What an incredible feeling for her when she finally made it!
What an incredible feat for someome whose life hung in the
balance on an operating table only two months ago! I
suspect we both would have been crying tears of joy if there had
not been about a dozen other hikers at the summit.
Here's some idea what to expect if you choose this approach:
From the trailhead to the end of the 4-wd road the scenery is
nothing special, except for a couple of nice overlooks of the
Twin Lakes. After the road ends the trail enters an attractive
area within a dense growth of small aspens. This continues uphill
past the South Elbert Trail junction.
A mile or so later the tree cover has gradually changed to
evergreens. During the next mile or so the trees become stunted
and less frequent. Finally there are a few tenacious, scrubby trees
that look more like shrubs and then you emerge above the tree line.
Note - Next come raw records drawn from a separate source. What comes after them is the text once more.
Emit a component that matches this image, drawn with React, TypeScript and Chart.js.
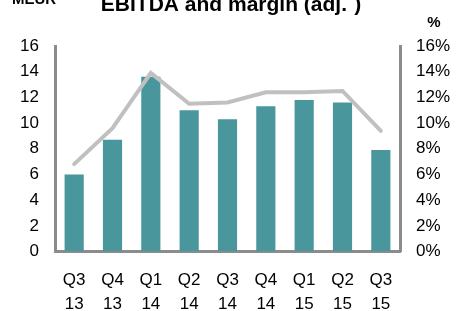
import React, { useEffect, useRef } from "react";
import { Chart, registerables } from "chart.js";

Chart.register(...registerables);

const categories: string[][] = [
  ["Q3", "13"], ["Q4", "13"], ["Q1", "14"], ["Q2", "14"], ["Q3", "14"],
  ["Q4", "14"], ["Q1", "15"], ["Q2", "15"], ["Q3", "15"],
];
const ebitda: number[] = [6.0, 8.7, 13.6, 11.0, 10.3, 11.3, 11.8, 11.6, 7.9];
const margin: number[] = [6.8, 9.6, 13.9, 11.5, 11.6, 12.4, 12.4, 12.5, 9.4];

const titleMain = "EBITDA and margin (adj.";
const titleSup = "1";
const titleEnd = ")";
const leftUnit = "MEUR";
const rightUnit = "%";

const FONT = "'Liberation Sans', Arial, sans-serif";

const textPlugin = {
  id: "extraText",
  afterDraw(chart: any) {
    const ctx = chart.ctx;
    ctx.save();
    ctx.fillStyle = "#000";
    ctx.textBaseline = "alphabetic";
    ctx.textAlign = "left";
    const mainFont = `bold 21px ${FONT}`;
    const supFont = `bold 13px ${FONT}`;
    ctx.font = mainFont;
    const w1 = ctx.measureText(titleMain).width;
    const w3 = ctx.measureText(titleEnd).width;
    ctx.font = supFont;
    const w2 = ctx.measureText(titleSup).width;
    const total = w1 + w2 + w3;
    let x = 231 - total / 2;
    ctx.font = mainFont;
    ctx.fillText(titleMain, x, 11);
    x += w1;
    ctx.font = supFont;
    ctx.fillText(titleSup, x, -3);
    x += w2;
    ctx.font = mainFont;
    ctx.fillText(titleEnd, x, 11);

    ctx.font = `bold 15px ${FONT}`;
    ctx.textAlign = "left";
    ctx.fillText(leftUnit, 12, 4);
    ctx.textAlign = "center";
    ctx.fillText(rightUnit, 434, 27);
    ctx.restore();
  },
};

export default function App() {
  const ref = useRef<HTMLCanvasElement | null>(null);
  useEffect(() => {
    if (!ref.current) return;
    const chart = new Chart(ref.current, {
      type: "bar",
      data: {
        labels: categories,
        datasets: [
          {
            type: "line",
            data: margin,
            yAxisID: "y1",
            borderColor: "#C0C0C0",
            borderWidth: 4,
            pointRadius: 0,
            tension: 0,
            borderCapStyle: "round",
            borderJoinStyle: "miter",
            order: 0,
          } as any,
          {
            type: "bar",
            data: ebitda,
            yAxisID: "y",
            backgroundColor: "#4A969D",
            barPercentage: 0.5,
            categoryPercentage: 1,
            order: 1,
          },
        ],
      },
      options: {
        responsive: false,
        animation: false,
        layout: { padding: { top: 46, left: 0, right: 0, bottom: 0 } },
        plugins: { legend: { display: false }, tooltip: { enabled: false } },
        scales: {
          x: {
            grid: { display: false, drawTicks: false },
            border: { display: true, color: "#8C8C8C", width: 3 },
            ticks: {
              color: "#000",
              font: { family: FONT, size: 17, lineHeight: 1.4 },
              padding: 17,
              maxRotation: 0,
              autoSkip: false,
            },
            afterFit(s: any) { s.height = 311 - 251.5; },
          },
          y: {
            position: "left",
            min: 0,
            max: 16,
            grid: { display: false, drawTicks: false },
            border: { display: true, color: "#8C8C8C", width: 3 },
            ticks: {
              stepSize: 2,
              color: "#000",
              font: { family: FONT, size: 17 },
              padding: 16,
            },
            afterFit(s: any) { s.width = 55; },
          },
          y1: {
            position: "right",
            min: 0,
            max: 16,
            grid: { display: false, drawTicks: false },
            border: { display: true, color: "#8C8C8C", width: 3 },
            ticks: {
              stepSize: 2,
              color: "#000",
              font: { family: FONT, size: 17 },
              padding: 16,
              callback: (v: any) => v + "%",
            },
            afterFit(s: any) { s.width = 56; },
          },
        },
      },
      plugins: [textPlugin],
    });
    return () => chart.destroy();
  }, []);
  return (
    <div style={{ position: "absolute", left: 0, top: 0, width: 456, height: 311, background: "#fff" }}>
      <canvas ref={ref} width={456} height={311} />
    </div>
  );
}
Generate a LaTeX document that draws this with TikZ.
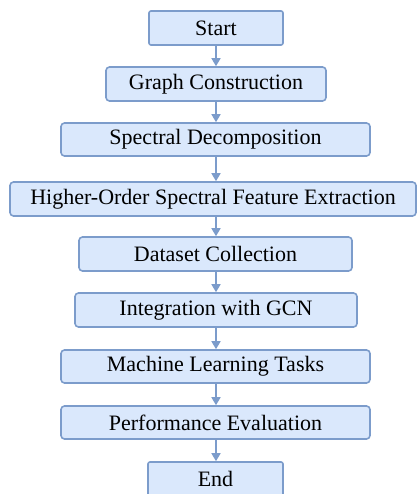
\documentclass[tikz,border=0pt]{standalone}
\usepackage{fontspec}
\setmainfont{Liberation Serif}
\usetikzlibrary{arrows.meta}
\definecolor{boxfill}{HTML}{DAE8FC}
\definecolor{boxline}{HTML}{7C9CCB}
\begin{document}
\begin{tikzpicture}[x=1pt,y=-1pt,
  stepbox/.style={draw=boxline, fill=boxfill, line width=1.6pt, rounded corners=3.5pt,
    minimum height=34pt, inner sep=0pt, font=\rmfamily\fontsize{22}{26}\selectfont, text=black},
  flow/.style={draw=boxline, line width=1.6pt, -{Triangle[length=8pt,width=9pt]}}]
\useasboundingbox (0,0) rectangle (417,494);
\node[stepbox, minimum width=134pt, rounded corners=2pt] (s) at (216,28) {Start};
\node[stepbox, minimum width=220pt] (g) at (216,84) {Graph Construction};
\node[stepbox, minimum width=309pt, minimum height=33pt] (sd) at (215.5,139.5) {Spectral Decomposition};
\node[stepbox, minimum width=406pt] (h) at (213,199) {Higher-Order Spectral Feature Extraction};
\node[stepbox, minimum width=273pt] (d) at (215.5,254) {Dataset Collection};
\node[stepbox, minimum width=282pt] (i) at (216,310) {Integration with GCN};
\node[stepbox, minimum width=309pt, minimum height=33pt] (m) at (215.5,366.5) {Machine Learning Tasks};
\node[stepbox, minimum width=309pt, minimum height=33pt] (p) at (215.5,422.5) {Performance Evaluation};
\node[stepbox, minimum width=135pt, rounded corners=2pt] (e) at (215.5,479) {End};
\foreach \a/\b in {s/g,g/sd,sd/h,h/d,d/i,i/m,m/p,p/e}
  \draw[flow] (\a.south -| 216,0) -- (\b.north -| 216,0);
\end{tikzpicture}
\end{document}
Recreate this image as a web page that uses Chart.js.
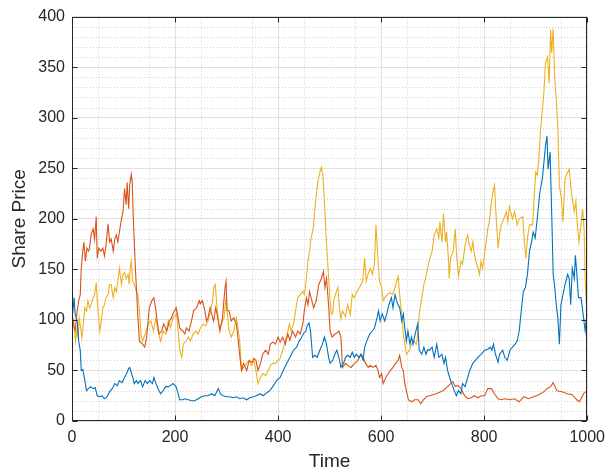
<!DOCTYPE html>
<html>
<head>
<meta charset="utf-8">
<script src="https://cdn.jsdelivr.net/npm/chart.js@4/dist/chart.umd.min.js"></script>
<style>
  html, body { margin: 0; padding: 0; background: #fff; }
  #wrap { width: 612px; height: 474px; }
</style>
</head>
<body>
<div id="wrap"><canvas id="chart" width="612" height="474"></canvas></div>
<script>
// Values, as [time, share price]
const blueSeries = [[0,102],[2,110],[4,122],[6,106],[10,99],[13,79],[16,70],[18,50],[21,51],[25,40],[28,30],[32,32],[36,34],[41,32],[45,33],[49,25],[54,24],[58,25],[63,22],[68,24],[73,29],[78,32],[83,37],[88,35],[92,40],[97,38],[102,43],[106,47],[110,52],[112,53],[115,48],[118,43],[121,37],[125,40],[128,37],[133,40],[137,34],[142,40],[146,37],[151,40],[156,37],[159,43],[163,37],[167,32],[172,27],[177,30],[182,34],[187,34],[191,35],[196,37],[202,34],[206,27],[209,21],[215,21],[219,22],[226,21],[232,20],[238,20],[245,22],[251,24],[258,25],[264,25],[271,27],[277,25],[284,32],[288,27],[293,25],[300,24],[306,24],[313,23],[319,24],[326,22],[332,23],[339,21],[345,23],[352,24],[358,25],[365,27],[371,25],[378,28],[384,30],[391,35],[397,40],[404,43],[410,50],[417,57],[423,63],[430,70],[436,73],[441,79],[446,83],[450,87],[454,89],[456,94],[460,97],[463,89],[467,63],[471,65],[476,63],[481,70],[486,76],[490,83],[494,76],[498,63],[501,57],[506,60],[510,66],[514,70],[518,63],[522,53],[527,57],[531,63],[535,65],[540,63],[544,68],[548,63],[552,66],[557,63],[561,66],[565,60],[568,73],[572,79],[578,86],[583,89],[587,92],[592,102],[595,109],[598,99],[602,106],[607,99],[611,106],[615,115],[620,122],[623,112],[627,125],[630,119],[633,115],[636,112],[640,99],[643,106],[646,92],[649,79],[652,89],[656,76],[659,83],[662,76],[666,86],[669,92],[671,96],[674,70],[679,66],[683,73],[687,66],[691,71],[694,70],[699,73],[703,63],[708,76],[712,63],[718,66],[722,57],[725,63],[729,50],[733,43],[737,37],[742,30],[746,25],[750,30],[755,27],[758,37],[763,34],[768,43],[772,50],[778,57],[783,60],[788,63],[794,66],[801,70],[807,71],[812,73],[815,70],[818,76],[822,66],[827,58],[830,66],[836,70],[840,63],[845,60],[850,70],[855,73],[860,76],[864,79],[868,89],[872,109],[876,128],[880,132],[884,145],[888,168],[892,177],[895,187],[899,181],[903,200],[908,226],[913,240],[916,256],[919,272],[922,282],[924,249],[928,266],[931,207],[934,145],[937,132],[940,115],[943,102],[946,76],[949,115],[953,125],[957,135],[962,145],[965,141],[968,115],[971,151],[975,141],[977,164],[980,145],[983,122],[988,122],[993,102],[996,89],[998,99],[1000,107]];

const orangeSeries = [[0,106],[4,92],[6,89],[10,109],[13,119],[16,125],[18,151],[21,168],[23,177],[26,158],[29,171],[32,168],[34,171],[37,184],[41,190],[44,180],[47,202],[49,161],[52,171],[56,168],[60,171],[63,163],[66,174],[70,195],[73,177],[76,180],[80,168],[83,180],[86,184],[89,177],[92,187],[96,200],[99,207],[102,230],[105,214],[107,236],[110,210],[112,233],[115,244],[117,236],[119,200],[123,151],[128,102],[131,79],[137,76],[141,73],[145,83],[150,112],[155,119],[159,122],[163,109],[166,96],[169,86],[174,89],[178,96],[184,89],[189,99],[193,102],[196,106],[202,112],[206,102],[209,92],[215,89],[219,86],[222,92],[227,89],[232,99],[236,109],[242,112],[247,119],[249,116],[253,119],[258,109],[261,99],[264,102],[268,112],[271,106],[275,99],[279,112],[284,99],[287,89],[292,102],[297,132],[299,138],[301,109],[305,109],[309,99],[314,102],[319,96],[322,83],[326,63],[329,50],[333,57],[339,50],[344,60],[349,58],[353,62],[357,60],[361,50],[366,57],[370,66],[376,70],[381,66],[385,76],[390,78],[395,76],[400,83],[404,78],[409,83],[414,76],[419,86],[423,80],[428,89],[434,83],[438,89],[443,86],[448,96],[451,109],[455,122],[458,115],[461,128],[464,122],[469,112],[474,119],[479,135],[484,141],[488,148],[491,132],[494,141],[498,115],[501,89],[505,83],[510,86],[514,87],[518,89],[522,83],[525,53],[531,57],[535,55],[542,53],[548,57],[555,60],[561,66],[565,63],[570,57],[575,53],[579,55],[584,53],[590,55],[594,50],[597,43],[601,47],[604,37],[609,43],[614,47],[618,50],[623,53],[628,57],[633,60],[636,65],[640,53],[643,50],[646,37],[649,30],[653,21],[659,19],[665,21],[672,21],[677,17],[682,21],[688,24],[694,25],[707,27],[720,30],[729,34],[739,39],[744,34],[749,35],[755,32],[762,25],[768,22],[775,23],[781,25],[788,23],[794,25],[801,25],[807,32],[814,32],[820,27],[827,22],[833,21],[840,22],[850,21],[859,22],[868,19],[877,24],[886,22],[896,24],[906,26],[916,29],[922,32],[929,34],[934,38],[941,30],[951,29],[961,27],[971,26],[980,21],[985,19],[993,27],[1000,30]];

const yellowSeries = [[0,106],[3,99],[5,89],[7,79],[10,92],[12,82],[14,102],[17,92],[19,82],[22,96],[25,112],[28,109],[31,119],[34,112],[37,115],[41,122],[44,125],[47,137],[49,119],[52,102],[54,89],[57,99],[60,112],[63,115],[66,122],[70,125],[73,135],[76,135],[80,122],[83,132],[86,128],[89,138],[92,151],[96,135],[99,145],[102,147],[105,141],[109,145],[111,135],[113,151],[115,158],[118,138],[121,135],[125,128],[128,125],[131,109],[134,85],[137,79],[142,86],[148,96],[153,99],[158,89],[163,102],[167,89],[172,79],[177,89],[182,86],[187,99],[191,92],[196,102],[203,106],[206,89],[209,70],[213,63],[216,76],[221,79],[226,83],[230,79],[235,86],[240,89],[245,86],[249,92],[255,96],[260,94],[264,99],[269,109],[273,119],[275,132],[278,135],[282,109],[286,92],[290,96],[295,102],[299,122],[301,109],[305,89],[309,83],[314,89],[319,102],[323,89],[326,76],[329,50],[333,53],[339,57],[344,60],[349,55],[353,60],[357,50],[361,37],[366,43],[370,47],[376,45],[381,50],[385,55],[390,57],[395,57],[400,60],[404,62],[409,70],[414,79],[419,89],[422,96],[425,89],[430,96],[434,109],[438,122],[443,125],[448,128],[451,125],[455,141],[458,158],[461,168],[464,181],[468,190],[471,207],[474,223],[477,236],[481,246],[484,251],[487,243],[490,217],[493,184],[497,151],[500,125],[503,106],[506,106],[508,119],[513,128],[516,132],[519,112],[522,101],[525,109],[531,103],[535,115],[540,105],[544,125],[548,122],[553,128],[558,132],[564,138],[568,161],[571,138],[575,146],[579,151],[583,145],[587,155],[590,194],[594,158],[597,138],[601,132],[604,119],[607,122],[612,125],[617,127],[622,125],[627,132],[630,138],[633,143],[636,125],[640,106],[643,86],[646,76],[649,66],[655,70],[659,76],[664,79],[668,76],[670,80],[674,106],[679,122],[683,135],[688,145],[693,158],[699,168],[703,184],[708,190],[712,181],[714,197],[718,177],[721,205],[725,177],[727,187],[731,158],[732,141],[735,161],[740,168],[744,190],[746,168],[750,143],[755,158],[758,155],[763,174],[768,184],[771,174],[775,168],[778,177],[781,165],[784,158],[788,151],[791,145],[794,158],[797,151],[803,174],[807,190],[810,197],[814,217],[817,226],[820,233],[823,204],[827,171],[830,184],[833,194],[838,200],[843,207],[846,197],[849,212],[855,200],[859,207],[864,194],[868,200],[875,202],[878,177],[881,161],[884,181],[888,194],[894,194],[897,220],[900,246],[903,243],[906,259],[909,285],[913,308],[916,325],[919,354],[923,360],[926,334],[929,387],[931,364],[934,388],[937,338],[940,318],[943,289],[946,233],[950,220],[953,197],[957,240],[962,246],[965,249],[968,233],[971,220],[975,207],[978,217],[981,194],[984,177],[988,194],[991,210],[994,190],[996,141],[998,119],[1000,109]];

const seriesColors = ['#0072BD', '#D95319', '#EDB120'];
const xTicks = [0, 200, 400, 600, 800, 1000];
const yTicks = [0, 50, 100, 150, 200, 250, 300, 350, 400];

const toPoints = s => s.map(p => ({ x: p[0], y: p[1] }));

const axisColor = '#262626';
const tickFont = { family: 'Liberation Sans, Arial, sans-serif', size: 16 };
const titleFont = { family: 'Liberation Sans, Arial, sans-serif', size: 19 };

// minor dotted grid, box and inward ticks, MATLAB style
const matlabAxes = {
  id: 'matlabAxes',
  beforeDatasetsDraw(chart) {
    const { ctx, chartArea: a, scales: { x, y } } = chart;
    ctx.save();
    ctx.strokeStyle = '#cfcfcf';
    ctx.lineWidth = 1;
    ctx.setLineDash([1, 2]);
    for (let v = 10; v < 400; v += 10) {
      if (v % 50 === 0) continue;
      const py = Math.round(y.getPixelForValue(v)) + 0.5;
      ctx.beginPath(); ctx.moveTo(a.left, py); ctx.lineTo(a.right, py); ctx.stroke();
    }
    for (let v = 50; v < 1000; v += 100) {
      const px = Math.round(x.getPixelForValue(v)) + 0.5;
      ctx.beginPath(); ctx.moveTo(px, a.top); ctx.lineTo(px, a.bottom); ctx.stroke();
    }
    ctx.restore();
  },
  afterDatasetsDraw(chart) {
    const { ctx, chartArea: a, scales: { x, y } } = chart;
    ctx.save();
    ctx.strokeStyle = axisColor;
    ctx.lineWidth = 1;
    const L = Math.round(a.left) + 0.5, R = Math.round(a.right) - 0.5;
    const T = Math.round(a.top) + 0.5, B = Math.round(a.bottom) - 0.5;
    ctx.strokeRect(L, T, R - L, B - T);
    const len = 5;
    ctx.beginPath();
    xTicks.forEach(v => {
      const px = Math.round(x.getPixelForValue(v)) + 0.5;
      ctx.moveTo(px, B); ctx.lineTo(px, B - len);
      ctx.moveTo(px, T); ctx.lineTo(px, T + len);
    });
    yTicks.forEach(v => {
      const py = Math.round(y.getPixelForValue(v)) + 0.5;
      ctx.moveTo(L, py); ctx.lineTo(L + len, py);
      ctx.moveTo(R, py); ctx.lineTo(R - len, py);
    });
    ctx.stroke();
    ctx.restore();
  }
};

const ctx = document.getElementById('chart').getContext('2d');
const chart = new Chart(ctx, {
  type: 'line',
  data: {
    datasets: [
      { data: toPoints(blueSeries), borderColor: seriesColors[0] },
      { data: toPoints(orangeSeries), borderColor: seriesColors[1] },
      { data: toPoints(yellowSeries), borderColor: seriesColors[2] }
    ].map(d => Object.assign(d, { borderWidth: 1.1, pointRadius: 0, tension: 0, fill: false }))
  },
  options: {
    responsive: false,
    animation: false,
    layout: { padding: { left: 0, right: 24, top: 13, bottom: 0 } },
    plugins: { legend: { display: false }, tooltip: { enabled: false } },
    scales: {
      x: {
        type: 'linear', min: 0, max: 1000,
        afterBuildTicks: s => { s.ticks = xTicks.map(v => ({ value: v })); },
        afterFit: s => { s.height = 53; },
        ticks: { color: axisColor, font: tickFont, padding: 7, maxRotation: 0, autoSkip: false, callback: v => String(v) },
        grid: { color: '#e0e0e0', drawTicks: false },
        border: { display: false },
        title: { display: true, text: 'Time', color: axisColor, font: titleFont, padding: { top: 1, bottom: 1 } }
      },
      y: {
        type: 'linear', min: 0, max: 400,
        afterBuildTicks: s => { s.ticks = yTicks.map(v => ({ value: v })); },
        afterFit: s => { s.width = 72; },
        ticks: { color: axisColor, font: tickFont, padding: 7, callback: v => String(v) },
        grid: { color: '#e0e0e0', drawTicks: false },
        border: { display: false },
        title: { display: true, text: 'Share Price', color: axisColor, font: titleFont, padding: { top: 8, bottom: 8 } }
      }
    }
  },
  plugins: [matlabAxes]
});
</script>
</body>
</html>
The views are, of course, excellent from this point on. The footing
gradually changes from a dirt path to broken rock, but there is
no boulder jumble to scramble up like so many other highpoints.
Considering it's the second highest peak in the lower 48, Elbert
does not have the rugged character you might expect. It's not
disappointing, but not stunning either.
Despite our crack-of-dawn departure, we did not reach the summit
till 1:30 p.m. Luckily there were no dark clouds to chase us off.
Like most western highpoints, an early start is recommended to
avoid the danger of afternoon thunderstorms. If you're considering
the Black Cloud Trail one factor to keep in mind is that
you will be spending a lot of time on exposed ridge tops. If you
have the luxury of a vehicle shuttle, a nice alternative would be
to ascend via Black Cloud and descend via South Elbert.
One final word of advice, if you hike up and back on the South
Elbert Trail take a close look at the intersection with the
with the North Elbert Trail, which is near the summit. You
could easily miss your turn on the way back down. We didn't, but
maybe because we had been forewarned.